_SOURCE EXCERPT_:
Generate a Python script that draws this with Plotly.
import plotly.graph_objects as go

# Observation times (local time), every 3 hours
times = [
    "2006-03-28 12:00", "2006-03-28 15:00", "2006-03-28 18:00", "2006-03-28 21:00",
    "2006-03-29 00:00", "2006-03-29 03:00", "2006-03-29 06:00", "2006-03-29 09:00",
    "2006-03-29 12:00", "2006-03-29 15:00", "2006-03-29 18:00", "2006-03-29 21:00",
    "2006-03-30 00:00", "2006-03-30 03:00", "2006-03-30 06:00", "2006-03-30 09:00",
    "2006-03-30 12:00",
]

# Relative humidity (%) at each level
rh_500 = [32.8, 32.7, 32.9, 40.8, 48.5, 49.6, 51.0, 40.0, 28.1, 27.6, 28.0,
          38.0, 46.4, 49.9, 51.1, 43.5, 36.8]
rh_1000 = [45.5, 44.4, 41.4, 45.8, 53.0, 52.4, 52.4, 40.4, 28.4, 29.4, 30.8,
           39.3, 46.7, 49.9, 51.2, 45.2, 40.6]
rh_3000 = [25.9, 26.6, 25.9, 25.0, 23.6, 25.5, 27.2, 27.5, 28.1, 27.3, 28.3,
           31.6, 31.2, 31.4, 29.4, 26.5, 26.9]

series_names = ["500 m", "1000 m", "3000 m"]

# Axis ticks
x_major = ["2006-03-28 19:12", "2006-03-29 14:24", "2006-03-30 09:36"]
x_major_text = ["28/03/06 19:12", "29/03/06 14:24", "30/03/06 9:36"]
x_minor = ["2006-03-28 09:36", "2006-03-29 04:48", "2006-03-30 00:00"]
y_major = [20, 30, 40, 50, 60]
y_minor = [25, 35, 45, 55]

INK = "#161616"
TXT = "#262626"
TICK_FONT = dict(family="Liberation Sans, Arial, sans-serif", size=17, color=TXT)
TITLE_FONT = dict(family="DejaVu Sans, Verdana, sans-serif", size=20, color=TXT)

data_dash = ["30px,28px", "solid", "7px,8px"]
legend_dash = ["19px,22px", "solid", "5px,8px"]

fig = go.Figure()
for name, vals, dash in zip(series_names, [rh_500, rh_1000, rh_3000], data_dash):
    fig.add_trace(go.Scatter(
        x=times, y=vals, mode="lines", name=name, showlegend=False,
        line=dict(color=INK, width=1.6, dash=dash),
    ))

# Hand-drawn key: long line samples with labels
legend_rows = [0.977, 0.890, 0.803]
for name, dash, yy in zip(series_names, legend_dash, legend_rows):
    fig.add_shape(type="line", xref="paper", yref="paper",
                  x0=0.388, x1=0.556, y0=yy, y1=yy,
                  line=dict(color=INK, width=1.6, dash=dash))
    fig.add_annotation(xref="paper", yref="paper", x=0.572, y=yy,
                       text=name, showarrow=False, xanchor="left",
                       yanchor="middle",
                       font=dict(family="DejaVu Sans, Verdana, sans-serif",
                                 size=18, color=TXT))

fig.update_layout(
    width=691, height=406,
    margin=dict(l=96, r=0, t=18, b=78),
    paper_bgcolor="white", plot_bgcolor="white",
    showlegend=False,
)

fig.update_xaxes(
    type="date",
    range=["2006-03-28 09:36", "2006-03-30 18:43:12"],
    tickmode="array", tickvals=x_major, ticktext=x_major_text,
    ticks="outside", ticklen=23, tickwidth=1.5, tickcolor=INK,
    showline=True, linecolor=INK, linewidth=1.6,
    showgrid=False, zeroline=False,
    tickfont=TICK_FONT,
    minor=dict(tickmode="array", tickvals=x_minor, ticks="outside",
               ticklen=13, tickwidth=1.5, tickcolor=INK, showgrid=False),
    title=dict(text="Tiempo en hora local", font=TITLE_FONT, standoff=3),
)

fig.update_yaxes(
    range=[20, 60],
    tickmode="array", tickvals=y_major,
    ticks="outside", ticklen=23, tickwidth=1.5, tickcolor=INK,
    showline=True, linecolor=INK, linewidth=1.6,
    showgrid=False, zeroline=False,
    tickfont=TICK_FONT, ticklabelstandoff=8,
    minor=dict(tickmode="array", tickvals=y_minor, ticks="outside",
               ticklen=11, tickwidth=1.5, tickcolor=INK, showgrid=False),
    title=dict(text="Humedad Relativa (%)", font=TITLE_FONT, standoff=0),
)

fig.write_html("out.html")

_EXERCISE DETAILS_:
Output all of the material exactly as written.

_PROBLEM SOLUTION_:
Generate a Python script that draws this with Plotly.
import plotly.graph_objects as go

# Observation times (local time), every 3 hours
times = [
    "2006-03-28 12:00", "2006-03-28 15:00", "2006-03-28 18:00", "2006-03-28 21:00",
    "2006-03-29 00:00", "2006-03-29 03:00", "2006-03-29 06:00", "2006-03-29 09:00",
    "2006-03-29 12:00", "2006-03-29 15:00", "2006-03-29 18:00", "2006-03-29 21:00",
    "2006-03-30 00:00", "2006-03-30 03:00", "2006-03-30 06:00", "2006-03-30 09:00",
    "2006-03-30 12:00",
]

# Relative humidity (%) at each level
rh_500 = [32.8, 32.7, 32.9, 40.8, 48.5, 49.6, 51.0, 40.0, 28.1, 27.6, 28.0,
          38.0, 46.4, 49.9, 51.1, 43.5, 36.8]
rh_1000 = [45.5, 44.4, 41.4, 45.8, 53.0, 52.4, 52.4, 40.4, 28.4, 29.4, 30.8,
           39.3, 46.7, 49.9, 51.2, 45.2, 40.6]
rh_3000 = [25.9, 26.6, 25.9, 25.0, 23.6, 25.5, 27.2, 27.5, 28.1, 27.3, 28.3,
           31.6, 31.2, 31.4, 29.4, 26.5, 26.9]

series_names = ["500 m", "1000 m", "3000 m"]

# Axis ticks
x_major = ["2006-03-28 19:12", "2006-03-29 14:24", "2006-03-30 09:36"]
x_major_text = ["28/03/06 19:12", "29/03/06 14:24", "30/03/06 9:36"]
x_minor = ["2006-03-28 09:36", "2006-03-29 04:48", "2006-03-30 00:00"]
y_major = [20, 30, 40, 50, 60]
y_minor = [25, 35, 45, 55]

INK = "#161616"
TXT = "#262626"
TICK_FONT = dict(family="Liberation Sans, Arial, sans-serif", size=17, color=TXT)
TITLE_FONT = dict(family="DejaVu Sans, Verdana, sans-serif", size=20, color=TXT)

data_dash = ["30px,28px", "solid", "7px,8px"]
legend_dash = ["19px,22px", "solid", "5px,8px"]

fig = go.Figure()
for name, vals, dash in zip(series_names, [rh_500, rh_1000, rh_3000], data_dash):
    fig.add_trace(go.Scatter(
        x=times, y=vals, mode="lines", name=name, showlegend=False,
        line=dict(color=INK, width=1.6, dash=dash),
    ))

# Hand-drawn key: long line samples with labels
legend_rows = [0.977, 0.890, 0.803]
for name, dash, yy in zip(series_names, legend_dash, legend_rows):
    fig.add_shape(type="line", xref="paper", yref="paper",
                  x0=0.388, x1=0.556, y0=yy, y1=yy,
                  line=dict(color=INK, width=1.6, dash=dash))
    fig.add_annotation(xref="paper", yref="paper", x=0.572, y=yy,
                       text=name, showarrow=False, xanchor="left",
                       yanchor="middle",
                       font=dict(family="DejaVu Sans, Verdana, sans-serif",
                                 size=18, color=TXT))

fig.update_layout(
    width=691, height=406,
    margin=dict(l=96, r=0, t=18, b=78),
    paper_bgcolor="white", plot_bgcolor="white",
    showlegend=False,
)

fig.update_xaxes(
    type="date",
    range=["2006-03-28 09:36", "2006-03-30 18:43:12"],
    tickmode="array", tickvals=x_major, ticktext=x_major_text,
    ticks="outside", ticklen=23, tickwidth=1.5, tickcolor=INK,
    showline=True, linecolor=INK, linewidth=1.6,
    showgrid=False, zeroline=False,
    tickfont=TICK_FONT,
    minor=dict(tickmode="array", tickvals=x_minor, ticks="outside",
               ticklen=13, tickwidth=1.5, tickcolor=INK, showgrid=False),
    title=dict(text="Tiempo en hora local", font=TITLE_FONT, standoff=3),
)

fig.update_yaxes(
    range=[20, 60],
    tickmode="array", tickvals=y_major,
    ticks="outside", ticklen=23, tickwidth=1.5, tickcolor=INK,
    showline=True, linecolor=INK, linewidth=1.6,
    showgrid=False, zeroline=False,
    tickfont=TICK_FONT, ticklabelstandoff=8,
    minor=dict(tickmode="array", tickvals=y_minor, ticks="outside",
               ticklen=11, tickwidth=1.5, tickcolor=INK, showgrid=False),
    title=dict(text="Humedad Relativa (%)", font=TITLE_FONT, standoff=0),
)

fig.write_html("out.html")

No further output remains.